Крематорий действительно находился рядом со входом в заведение. Внутри помещение было облицовано плиткой чернильного цвета, обрамление было серебри стым. Тонкое, едва заметное серебряное кружево, похожее на паутину. Ничего лишнего. Звучала печальная, но энергетически мощная классическая музыка; на специальном месте стоял гроб с моим дедом. По правую сторону от него – серебристый (металлический) стол с несколькими бокалами из светло-зеленого, салатного стекла, несколько бутылок рейнвейна и на блюде в виде подковы – куски рыбы на шпажках. Интересно, каково это – жевать прикопченную рыбу именно тогда, когда будут коптить деда. Извращенная режиссура. Вообще, если бы не покойник, все это напоминало бы прием в филармонии: классическая музыка, безупречно подобранные напитки и закуска, изысканно и подобающе одетые люди, камин. Ничего лишнего. Кроме покойника. Приходить в филармонию с покойником – это уж слишком, хватит того, что глаза давно умерших композиторов наблюдают за вами с офортов на стенах, а кроме того, звучит музыка этих же покойников.

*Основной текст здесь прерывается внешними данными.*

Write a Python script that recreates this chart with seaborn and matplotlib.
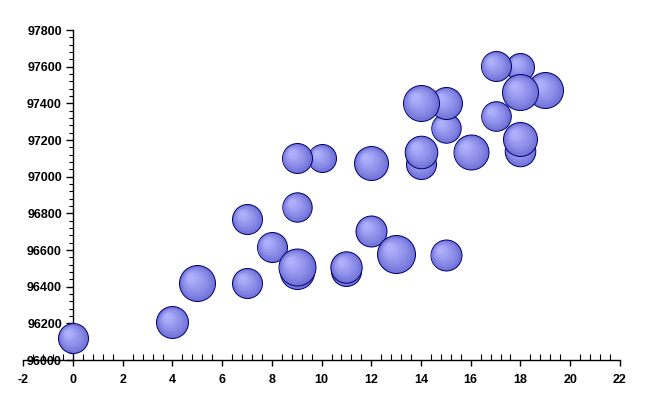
import numpy as np
import matplotlib
matplotlib.use("Agg")
import matplotlib.pyplot as plt
import matplotlib.transforms as mtransforms
from matplotlib.ticker import MultipleLocator
from matplotlib.colors import to_rgb
import seaborn as sns

# bubble data, listed in drawing order (later ones sit on top)
xs = [0, 4, 5, 7, 7, 8, 9, 10, 9, 9, 9, 11, 11, 12, 13, 12,
      14, 14, 15, 15, 15, 14, 16, 17, 18, 18, 18, 17, 19, 18]
ys = [96120, 96207, 96420, 96420, 96769, 96616, 96834, 97102, 97102, 96480, 96507, 96485, 96507, 96704, 96578, 97074,
      97069, 97134, 96573, 97265, 97402, 97402, 97134, 97331, 97140, 97205, 97598, 97604, 97473, 97462]
bubble = [15, 16, 18, 15, 15, 15, 14.7, 14, 15, 17, 18.5, 15, 15.7, 15.5, 19, 17,
          15, 16.3, 15.5, 14.7, 16, 18, 17.5, 14.8, 15.3, 17, 14, 15, 18, 18]

sns.set_style("white")
plt.rcParams['font.family'] = ['Liberation Sans', 'DejaVu Sans']
plt.rcParams['axes.unicode_minus'] = False

fig = plt.figure(figsize=(6.54, 4.15), dpi=100)
ax = fig.add_axes([0.0357, 0.1325, 0.912, 0.795])

rim = np.array(to_rgb('#6e70d6'))
hi = np.array(to_rgb('#b2b4ff'))
nlay = 14

for i, (x, y, b) in enumerate(zip(xs, ys, bubble)):
    r = b * 0.72  # radius in points
    z = 3 + i * 0.05
    sns.scatterplot(x=[x], y=[y], s=(2 * r) ** 2, color='#6e70d6',
                    edgecolor='#000070', linewidth=0.7, zorder=z,
                    clip_on=False, legend=False, ax=ax)
    for k in range(1, nlay):
        f = k / nlay
        rr = r * (1 - 0.85 * f) - 0.3
        off = r * 0.38 * f
        tr = mtransforms.offset_copy(ax.transData, fig=fig, x=-off, y=off, units='points')
        c = rim + (hi - rim) * f ** 0.8
        ax.scatter([x], [y], s=(2 * rr) ** 2, color=c, linewidths=0,
                   transform=tr, zorder=z + 0.001 * k, clip_on=False)

ax.set_xlim(-2, 22)
ax.set_ylim(96000, 97800)
ax.set_xticks(range(-2, 23, 2))
ax.set_yticks(range(96000, 97801, 200))
ax.xaxis.set_minor_locator(MultipleLocator(0.4))
ax.yaxis.set_minor_locator(MultipleLocator(40))

for s in ['top', 'right']:
    ax.spines[s].set_visible(False)
ax.spines['left'].set_position(('data', 0))
ax.spines['bottom'].set_position(('data', 96000))
for s in ['left', 'bottom']:
    ax.spines[s].set_color('black')
    ax.spines[s].set_linewidth(1)
    ax.spines[s].set_zorder(2)

ax.tick_params(axis='y', which='major', direction='out', length=5, width=1,
               color='black', labelcolor='black', pad=3, left=True)
ax.tick_params(axis='y', which='minor', direction='out', length=3, width=0.8,
               color='black', left=True)
ax.tick_params(axis='x', which='major', direction='out', length=4, width=1,
               color='black', labelcolor='black', pad=6, bottom=True)
ax.tick_params(axis='x', which='minor', direction='in', length=4, width=0.8,
               color='black', bottom=True)

for lab in ax.get_xticklabels() + ax.get_yticklabels():
    lab.set_fontweight('bold')
    lab.set_fontsize(9)

ax.set_xlabel('')
ax.set_ylabel('')
fig.savefig('out.png', dpi=100)
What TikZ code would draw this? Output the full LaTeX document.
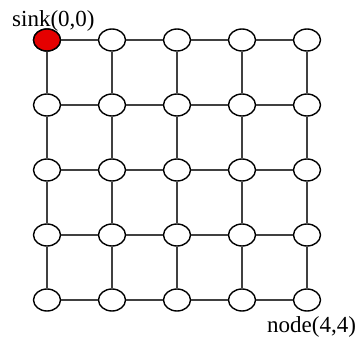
\documentclass[tikz,border=0pt]{standalone}
\usepackage{fontspec}
\setmainfont{Liberation Serif}
\usetikzlibrary{shapes.geometric}
\begin{document}
\begin{tikzpicture}[x=1pt,y=-1pt,
  gridnode/.style={ellipse,draw=black,line width=1.4pt,fill=white,minimum width=27pt,minimum height=22pt,inner sep=0pt},
  sinknode/.style={gridnode,fill=red!90!black},
  link/.style={draw=black!75,line width=1.1pt},
  lbl/.style={inner sep=0pt,font=\fontsize{23}{27}\selectfont}]
\useasboundingbox (0,0) rectangle (356,339);
\foreach \i in {0,...,4}{
  \foreach \j in {0,...,4}{
    \node[gridnode] (n-\i-\j) at ({47+65*\i},{40+65*\j}) {};
  }
}
\node[sinknode] at (n-0-0) {};
\foreach \i in {0,...,4}{
  \foreach \j [evaluate=\j as \k using int(\j+1)] in {0,...,3}{
    \draw[link] (n-\i-\j) -- (n-\i-\k);
    \draw[link] (n-\j-\i) -- (n-\k-\i);
  }
}
\node[lbl,anchor=base west] (sinklbl) at (12,27) {sink(0,0)};
\node[lbl,anchor=base west] (endlbl) at (267,332) {node(4,4)};
\end{tikzpicture}
\end{document}
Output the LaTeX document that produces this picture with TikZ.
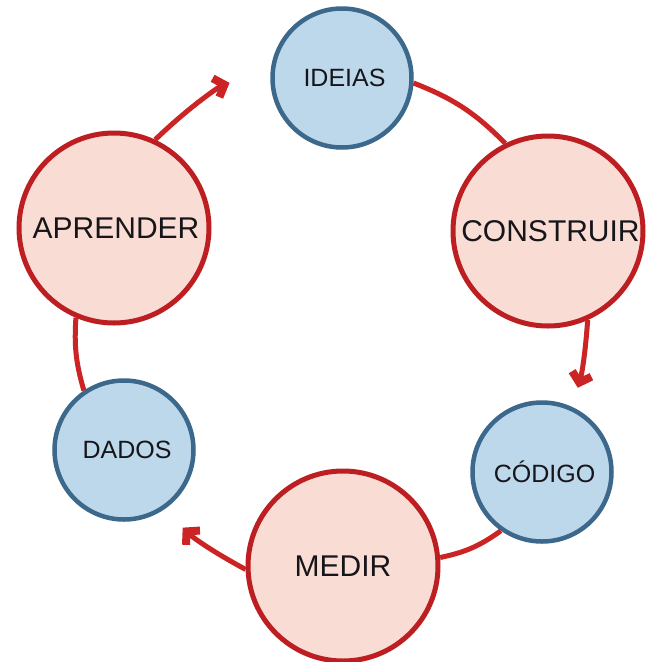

«Вагнер?» – между прочим уточнила я у Олафа, так как подозревала, что музыку выбирал именно он. Я рассматривала людей, которые находились в зале. Никак не могла собраться с духом и приблизиться к деду. Кроме меня, Олафа, ну и деда здесь было несколько человек. Прилизанный мужчина в черном, похожий на конферансье в концертах органной музыки, если бы Моцарт увидел его во сне, он тут же принялся бы писать Реквием. Симпатичный мужчина в сером дорогом костюме, он был похож на представителя государственных органов, лицо его, между тем, показалось мне знакомым. Женщину средних лет, которая внимательно рассматривала меня, как придирчивый член жюри на выставке собак, я раньше никогда не видела. Еще немного, и я бы послушно продемонстрировала ей свои зубы, уши и телосложение.
«Марта, ты совсем не разбираешься в классической музыке?» – услышала я Олафа. Я не ожидала от него таких прямых вопросов. «В похоронной – не очень», – поспешила соврать я, классическую музыку я не знала, впрочем, современную тоже, но мне не хотелось признаваться в этом Олафу, кроме того, врать ему мне нравилось. Олаф был вежливым человеком и по обыкновению воздерживался от выставления напоказ невежества своих клиентов. Впрочем, похоронную музыку я ненавидела, помню, как отказала в месте помощника одному талантливому юристу потому, что во время собеседования его мобильный телефон приобщился к нашему разговору общеизвестной мелодией Шопена.
«Ты ошиблась, это не Вагнер. Это первая часть Пятой симфонии Малера, если вслушаться, сразу поймешь, что это – настоящий военный марш. Мне показалось это уместным, жаль, что я не мог проконсультироваться с твоим отцом». «Может, лучше было бы запустить что-то еврейское? Кстати, вы же всегда в курсе всех дел, кто эти люди, и где раввин?»
«Раввин?» «Да». «Мы решили, что это лишнее. Не нужно потакать сумасбродству, измученная болезнями душа барона, готовящаяся отправиться на небеса, имеет право на отдых и однозначность. Никакого искусственного еврейства, никаких волнений. И конечно, никаких раввинов. В свое время к барону приходил отец Ральф, диалога у них не получилось, но это не из-за отца, а из-за твоего деда, он хотел диалога исключительно на своих условиях, а отец Ральф такое отношение мог стерпеть только от Папы».